Watch almost any cop show on TV in the last forty years and you’ve seen it.  Corkboard, chalkboard, or whiteboard, they all assemble the clues to the murder, pinning up photos of suspects, adding ?s where they know there are connections, keeping the case up to date for all involved.  Makes sense in real life and makes added sense for a TV show where you’re trying to keep sometimes inattentive viewers up-to-speed on things in the episode.  All these same factors work for ANY RPG game.  I guess I call it plot-boarding.

You don’t have to be playing crime drama for plot-boarding to work.  The same value can be found in far future, swashbuckling, fantasy, and many more genres.  The players need to keep track of NPCs, try to understand what is happening around them, remember places and names, and keep key visuals in front of them.  If you don’t meet as often as you’d like, it is invaluable for reminding the players what the game is again.

What should go on a Plotboard?

Goals: Writing down the group’s goals is a good way to force them to agree on what exactly the goal is and to keep them focused on that goal during the sessions.

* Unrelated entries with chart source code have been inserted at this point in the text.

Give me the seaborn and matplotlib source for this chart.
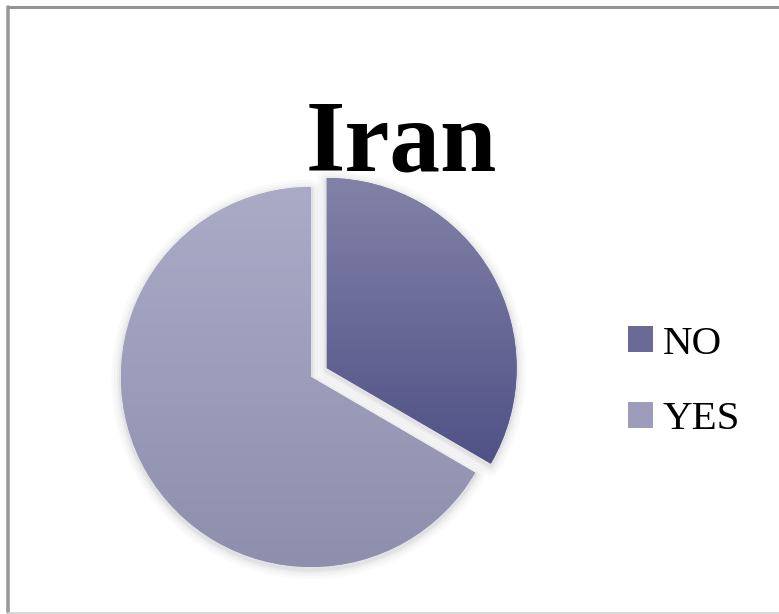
import numpy as np
import matplotlib
matplotlib.use("Agg")
import matplotlib.pyplot as plt
from matplotlib.patches import Wedge
from matplotlib.lines import Line2D
from matplotlib.colors import LinearSegmentedColormap
import seaborn as sns

# Survey answers for Iran (share of respondents, %)
labels = ["NO", "YES"]
shares = [33.4, 66.6]

# Each slice gets a vertical shade: (top colour, bottom colour)
slice_shades = [("#8282a8", "#505186"), ("#ababc8", "#8e8fad")]
legend_colors = ["#6a6a96", "#9d9dbb"]

sns.set_theme(style="white")
plt.rcParams["font.family"] = ["Liberation Serif", "DejaVu Serif"]

W, H = 779, 614
fig = plt.figure(figsize=(W / 100, H / 100), dpi=100)
fig.patch.set_facecolor("white")

# Pie axes: centre at (311, 377) px, radius 190 px, limits +/-1.2
R = 190
cx, cy = 311, 377
half = 1.2 * R
ax = fig.add_axes([(cx - half) / W, (H - cy - half) / H, 2 * half / W, 2 * half / H])

wedges, _ = ax.pie(
    shares,
    labels=None,
    colors=legend_colors,
    startangle=90,
    counterclock=False,
    explode=[0.095, 0.0],
    wedgeprops=dict(linewidth=0),
)
ax.set_xlim(-1.2, 1.2)
ax.set_ylim(-1.2, 1.2)
ax.set_aspect("equal")
ax.axis("off")

# Soft halo beneath the slices
for w in wedges:
    for lw, a in [(14, 0.018), (10, 0.025), (6, 0.035), (3, 0.05)]:
        halo = Wedge((w.center[0], w.center[1] - 0.012), w.r, w.theta1, w.theta2,
                     facecolor="none", edgecolor="#202030", linewidth=lw,
                     alpha=a, zorder=0.5, joinstyle="round")
        ax.add_patch(halo)

# Vertical gradient fill clipped to each slice (top row is the lighter shade)
grad = np.linspace(0, 1, 256).reshape(-1, 1)
for w, (top, bottom) in zip(wedges, slice_shades):
    cmap = LinearSegmentedColormap.from_list("shade", [top, bottom])
    ext = w.get_path().get_extents(w.get_patch_transform())
    im = ax.imshow(grad, cmap=cmap, aspect="auto",
                   extent=[ext.x0, ext.x1, ext.y0, ext.y1],
                   origin="upper", interpolation="bilinear", zorder=2)
    im.set_clip_path(w)
ax.set_xlim(-1.2, 1.2)
ax.set_ylim(-1.2, 1.2)

# Title
fig.text(401 / W, 1 - 171 / H, "Iran", ha="center", va="baseline",
         fontsize=73, fontweight="bold", color="black")

# Legend to the right of the pie
leg = fig.legend(wedges, labels, loc="center left",
                 bbox_to_anchor=(628 / W, 1 - 382 / H),
                 frameon=False, fontsize=29.5, handlelength=0.6, handleheight=0.6,
                 handletextpad=0.25, labelspacing=0.95, borderpad=0, borderaxespad=0)
for t in leg.get_texts():
    t.set_color("black")

# Chart area frame (left, top, bottom edges)
fig.add_artist(Line2D([8 / W, 8 / W], [1 - 7 / H, 1 - 612 / H],
                      transform=fig.transFigure, color="#9a9a9a", linewidth=2.6))
fig.add_artist(Line2D([8 / W, 1.0], [1 - 7 / H, 1 - 7 / H],
                      transform=fig.transFigure, color="#959595", linewidth=2.2))
fig.add_artist(Line2D([8 / W, 1.0], [1 - 612.5 / H, 1 - 612.5 / H],
                      transform=fig.transFigure, color="#cfcfcf", linewidth=1.2))

fig.savefig("out.png", dpi=100, facecolor="white")
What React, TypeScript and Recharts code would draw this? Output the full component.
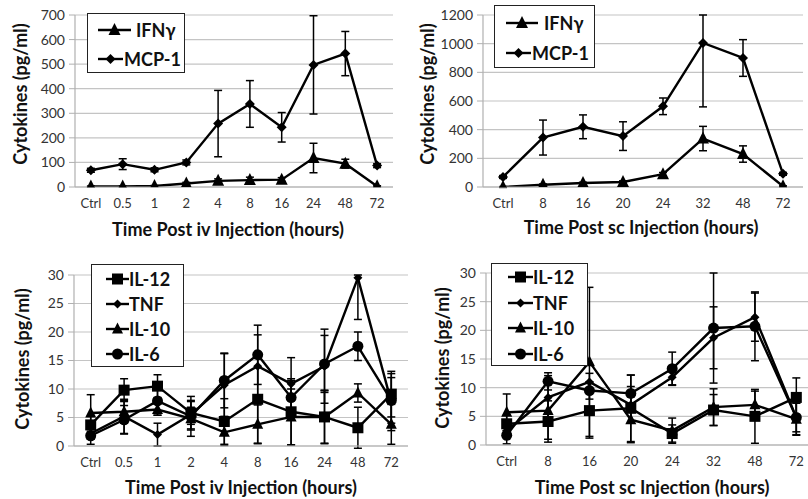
import React from "react";
import { LineChart, Line, XAxis, YAxis, CartesianGrid, ErrorBar } from "recharts";

const FONT = "Lato, 'Open Sans', Arial, sans-serif";

// top left - iv injection
const ivTimes = ["Ctrl", "0.5", "1", "2", "4", "8", "16", "24", "48", "72"];
const ivIfng = [2, 2, 4, 14, 25, 28, 30, 118, 95, 3];
const ivIfngErr = [2, 2, 2, 5, 8, 12, 8, 60, 18, 2];
const ivMcp1 = [68, 93, 70, 100, 258, 338, 243, 497, 543, 87];
const ivMcp1Err = [8, 22, 8, 10, 135, 95, 60, 200, 90, 8];

// top right - sc injection
const scTimes = ["Ctrl", "8", "16", "20", "24", "32", "48", "72"];
const scIfng = [0, 16, 28, 35, 89, 338, 230, 5];
const scIfngErr = [3, 5, 5, 8, 12, 85, 57, 3];
const scMcp1 = [70, 345, 420, 355, 563, 1005, 900, 92];
const scMcp1Err = [10, 122, 83, 100, 58, [446, 195], 128, 10];

// bottom left - iv, low level cytokines
const ivIl12 = [3.7, 9.8, 10.5, 5.8, 4.3, 8.2, 6.0, 5.1, 3.2, 9.1];
const ivIl12Err = [1.5, 2, 2, 2, 4, 7.7, 5.8, 4.7, 3.6, 4];
const ivTnf = [2.2, 5.2, 2.0, 5.5, 10.7, 14.0, 10.9, 14.0, 29.5, 7.7];
const ivTnfErr = [1, 3, 2, 2.5, 5.5, 5.5, 4.6, 6.5, [7.3, 0.5], 5];
const ivIl10 = [5.8, 6.0, 6.4, 4.8, 2.4, 3.8, 5.1, 5.1, 9.3, 3.8];
const ivIl10Err = [3.2, 2, 1, 2, 2.3, 3.4, 4.9, 4.6, 1.6, 3.5];
const ivIl6 = [1.8, 4.6, 7.9, 5.2, 11.5, 16.0, 8.5, 14.4, 17.5, 8.0];
const ivIl6Err = [1.5, 2.5, 2.5, 3.5, 4.8, 5.2, 3, 5, 2.5, 4];

// bottom right - sc, low level cytokines
const scIl12 = [3.7, 4.1, 6.0, 6.4, 2.0, 6.1, 5.0, 8.3];
const scIl12Err = [1.5, 3.6, 4.8, 5.8, 1.5, 2.7, 4.7, 3.4];
const scTnf = [2.5, 8.3, 11.0, 7.0, 11.8, 18.7, 22.3, 4.8];
const scTnfErr = [1, 3.8, 1.5, 3.2, 1.3, 5.4, 4.2, 2.5];
const scIl10 = [5.7, 6.0, 14.5, 4.4, 2.5, 6.6, 7.0, 4.5];
const scIl10Err = [3.2, 5, 13, 4, 2.2, 3.2, 2.4, 2.8];
const scIl6 = [1.7, 11.1, 9.5, 9.0, 13.3, 20.4, 20.7, 4.8];
const scIl6Err = [1.5, 1.5, 1.5, 3.2, 2.9, 9.6, 6, 3];

const topTicksIv = [0, 100, 200, 300, 400, 500, 600, 700];
const topTicksSc = [0, 200, 400, 600, 800, 1000, 1200];
const bottomTicks = [0, 5, 10, 15, 20, 25, 30];

type Shape = "triangle" | "diamond" | "square" | "circle";

function Marker({ cx, cy, shape, size }: { cx: number; cy: number; shape: Shape; size: number }) {
  if (cx == null || cy == null) return null;
  const h = size / 2;
  if (shape === "triangle") {
    return <polygon points={`${cx},${cy - h - 1} ${cx - h},${cy + h - 1} ${cx + h},${cy + h - 1}`} fill="#000" />;
  }
  if (shape === "diamond") {
    return <polygon points={`${cx},${cy - h} ${cx + h},${cy} ${cx},${cy + h} ${cx - h},${cy}`} fill="#000" />;
  }
  if (shape === "square") {
    return <rect x={cx - h} y={cy - h} width={size} height={size} fill="#000" />;
  }
  return <circle cx={cx} cy={cy} r={h} fill="#000" />;
}

interface Series {
  key: string;
  name: string;
  shape: Shape;
  size: number;
  values: number[];
  errs: (number | number[])[];
}

function Panel({
  times,
  series,
  domain,
  ticks,
  left,
  top,
  width,
  height,
  yWidth,
  margin,
}: {
  times: string[];
  series: Series[];
  domain: [number, number];
  ticks: number[];
  left: number;
  top: number;
  width: number;
  height: number;
  yWidth: number;
  margin: { top: number; right: number; bottom: number };
}) {
  const rows = times.map((t, i) => {
    const row: Record<string, unknown> = { t };
    series.forEach((s) => {
      row[s.key] = s.values[i];
      row[s.key + "Err"] = s.errs[i];
    });
    return row;
  });
  return (
    <div style={{ position: "absolute", left, top }}>
      <LineChart width={width} height={height} data={rows} margin={{ top: margin.top, right: margin.right, bottom: 0, left: 0 }}>
        <CartesianGrid vertical={false} stroke="#c4c4c4" strokeWidth={1.2} />
        <XAxis
          dataKey="t"
          scale="band"
          height={margin.bottom}
          tickLine={false}
          tickSize={0}
          tickMargin={12}
          axisLine={{ stroke: "#b0b0b0", strokeWidth: 1.2 }}
          tick={{ fontSize: 13, fill: "#333", fontFamily: FONT }}
          interval={0}
        />
        <YAxis
          width={yWidth}
          domain={domain}
          allowDataOverflow
          ticks={ticks}
          interval={0}
          tickSize={6}
          tickMargin={4}
          tickLine={{ stroke: "#b0b0b0" }}
          axisLine={{ stroke: "#b0b0b0", strokeWidth: 1.2 }}
          tick={{ fontSize: 14, fill: "#333", fontFamily: FONT }}
        />
        {series.map((s) => (
          <Line
            key={s.key}
            dataKey={s.key}
            name={s.name}
            stroke="#000"
            strokeWidth={2.4}
            isAnimationActive={false}
            dot={(p: { cx: number; cy: number; index: number }) => (
              <Marker key={`${s.key}-${p.index}`} cx={p.cx} cy={p.cy} shape={s.shape} size={s.size} />
            )}
          >
            <ErrorBar dataKey={s.key + "Err"} width={4} strokeWidth={1.5} stroke="#000" direction="y" />
          </Line>
        ))}
      </LineChart>
    </div>
  );
}

function LegendBox({
  left,
  top,
  width,
  height,
  items,
}: {
  left: number;
  top: number;
  width: number;
  height: number;
  items: { series: Series; y: number; x0: number; x1: number; tx: number; fontSize: number }[];
}) {
  return (
    <div
      style={{
        position: "absolute",
        left,
        top,
        width,
        height,
        border: "1.5px solid #222",
        background: "#fff",
        boxSizing: "border-box",
      }}
    >
      {items.map((it) => (
        <React.Fragment key={it.series.key}>
          <svg
            width={it.x1 - it.x0}
            height={16}
            style={{ position: "absolute", left: it.x0 - left, top: it.y - top - 8 }}
          >
            <line x1={0} y1={8} x2={it.x1 - it.x0} y2={8} stroke="#000" strokeWidth={2.4} />
            <Marker cx={(it.x1 - it.x0) / 2} cy={8} shape={it.series.shape} size={it.series.size} />
          </svg>
          <div
            style={{
              position: "absolute",
              left: it.tx - left,
              top: it.y - top - 12,
              lineHeight: "24px",
              fontSize: it.fontSize,
              fontWeight: 700,
              fontFamily: FONT,
              color: "#111",
              whiteSpace: "nowrap",
            }}
          >
            {it.series.name}
          </div>
        </React.Fragment>
      ))}
    </div>
  );
}

function Title({ x, y, text, rotate }: { x: number; y: number; text: string; rotate?: boolean }) {
  return (
    <div
      style={{
        position: "absolute",
        left: x,
        top: y,
        transform: `translate(-50%, -50%)${rotate ? " rotate(-90deg)" : ""}`,
        fontFamily: FONT,
        fontWeight: 700,
        fontSize: 18,
        color: "#111",
        whiteSpace: "nowrap",
      }}
    >
      {text}
    </div>
  );
}

export default function App() {
  const ivTop: Series[] = [
    { key: "ifng", name: "IFNγ", shape: "triangle", size: 12, values: ivIfng, errs: ivIfngErr },
    { key: "mcp1", name: "MCP-1", shape: "diamond", size: 10, values: ivMcp1, errs: ivMcp1Err },
  ];
  const scTop: Series[] = [
    { key: "ifng", name: "IFNγ", shape: "triangle", size: 12, values: scIfng, errs: scIfngErr },
    { key: "mcp1", name: "MCP-1", shape: "diamond", size: 10, values: scMcp1, errs: scMcp1Err },
  ];
  const ivBottom: Series[] = [
    { key: "il12", name: "IL-12", shape: "square", size: 11, values: ivIl12, errs: ivIl12Err },
    { key: "tnf", name: "TNF", shape: "diamond", size: 9, values: ivTnf, errs: ivTnfErr },
    { key: "il10", name: "IL-10", shape: "triangle", size: 11, values: ivIl10, errs: ivIl10Err },
    { key: "il6", name: "IL-6", shape: "circle", size: 11, values: ivIl6, errs: ivIl6Err },
  ];
  const scBottom: Series[] = [
    { key: "il12", name: "IL-12", shape: "square", size: 11, values: scIl12, errs: scIl12Err },
    { key: "tnf", name: "TNF", shape: "diamond", size: 9, values: scTnf, errs: scTnfErr },
    { key: "il10", name: "IL-10", shape: "triangle", size: 11, values: scIl10, errs: scIl10Err },
    { key: "il6", name: "IL-6", shape: "circle", size: 11, values: scIl6, errs: scIl6Err },
  ];

  return (
    <div
      style={{
        position: "absolute",
        left: 0,
        top: 0,
        width: 808,
        height: 499,
        overflow: "hidden",
        background: "#fff",
      }}
    >
      <Panel times={ivTimes} series={ivTop} domain={[0, 700]} ticks={topTicksIv} left={0} top={0} width={400} height={250} yWidth={75} margin={{ top: 15, right: 7, bottom: 63 }} />
      <Panel times={scTimes} series={scTop} domain={[0, 1200]} ticks={topTicksSc} left={400} top={0} width={408} height={250} yWidth={83} margin={{ top: 15, right: 5, bottom: 63 }} />
      <Panel times={ivTimes} series={ivBottom} domain={[0, 30]} ticks={bottomTicks} left={0} top={250} width={410} height={250} yWidth={74} margin={{ top: 25, right: 2, bottom: 54 }} />
      <Panel times={scTimes} series={scBottom} domain={[0, 30]} ticks={bottomTicks} left={400} top={250} width={420} height={250} yWidth={86} margin={{ top: 23, right: 3, bottom: 55 }} />

      <Title x={20} y={94} text="Cytokines (pg/ml)" rotate />
      <Title x={427} y={94} text="Cytokines (pg/ml)" rotate />
      <Title x={22} y={359} text="Cytokines (pg/ml)" rotate />
      <Title x={442} y={358} text="Cytokines (pg/ml)" rotate />

      <Title x={228} y={229} text="Time Post iv Injection (hours)" />
      <Title x={641} y={227} text="Time Post sc Injection (hours)" />
      <Title x={241} y={487} text="Time Post iv Injection (hours)" />
      <Title x={652} y={487} text="Time Post sc Injection (hours)" />

      <LegendBox
        left={87}
        top={13}
        width={98}
        height={60}
        items={[
          { series: ivTop[0], y: 29, x0: 97, x1: 130, tx: 135, fontSize: 18 },
          { series: ivTop[1], y: 58, x0: 97, x1: 122, tx: 123, fontSize: 18 },
        ]}
      />
      <LegendBox
        left={494}
        top={5}
        width={101}
        height={63}
        items={[
          { series: scTop[0], y: 22, x0: 505, x1: 537, tx: 543, fontSize: 18 },
          { series: scTop[1], y: 52, x0: 505, x1: 530, tx: 531, fontSize: 18 },
        ]}
      />
      <LegendBox
        left={91}
        top={264}
        width={93}
        height={103}
        items={ivBottom.map((s, i) => ({ series: s, y: 278 + i * 25, x0: 105, x1: 128, tx: 128, fontSize: 18 }))}
      />
      <LegendBox
        left={491}
        top={263}
        width={97}
        height={103}
        items={scBottom.map((s, i) => ({ series: s, y: 276 + i * 25.7, x0: 507, x1: 532, tx: 532, fontSize: 18 }))}
      />
    </div>
  );
}
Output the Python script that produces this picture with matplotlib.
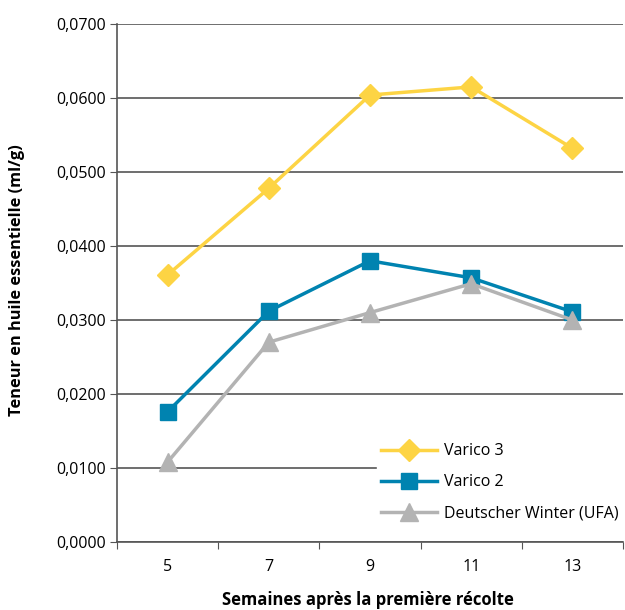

NPCs: They can log every NPC they meet or just the ones they think are important, allowing the GM the freedom to make things up more on the fly without taking his own notes… the players are doing it for him.  Names can be spelled right and phonetic notes made if they wish.  The GM can print pictures of NPCs for the players to stick on the board.

Places: Locations in the game can be logged along with a few key words of flavor: “Greyhawk, rich, cosmopolitan”, “Sanctuary: lots of gods, thieves”.  An important tavern in a city or location of a combat can be noted.

Things: Are the PCs given anything?  Stick that scrap of parchment from the beggar on the board.  Give them printouts of the elegant sword they found under the bed of an enemy.

Connections: Connect the people, places, and things together.  Who owns that thing?  Where was the thing?  Where can you find that person?

Motives: Even when not trying to solve a crime, plots are about figuring out what other powers are doing, what their goals are.  Use a different color for motives and note if the King seems desperate for money for the empty Treasury coffers or if the thief they catch is trying to save his sister.

In a semi or wholly virtual game, you’ll need an online whiteboard sort of solution.  Suggestions for good websites or software for this?

GMs can plotboard ahead of time to help work out what they need to create, if they want to introduce red herrings or false evidence, determine what ‘pictures’ they need to have on hand to give to the players for their plotboard.  It can be quite revealing to compare the players’ final plotboard with the GM’s initial one and see how different they can become.

Even if all you do is write things down on a sheet of paper and try to connect the dots that way, I think GMs and players will both benefit from plotboarding their games.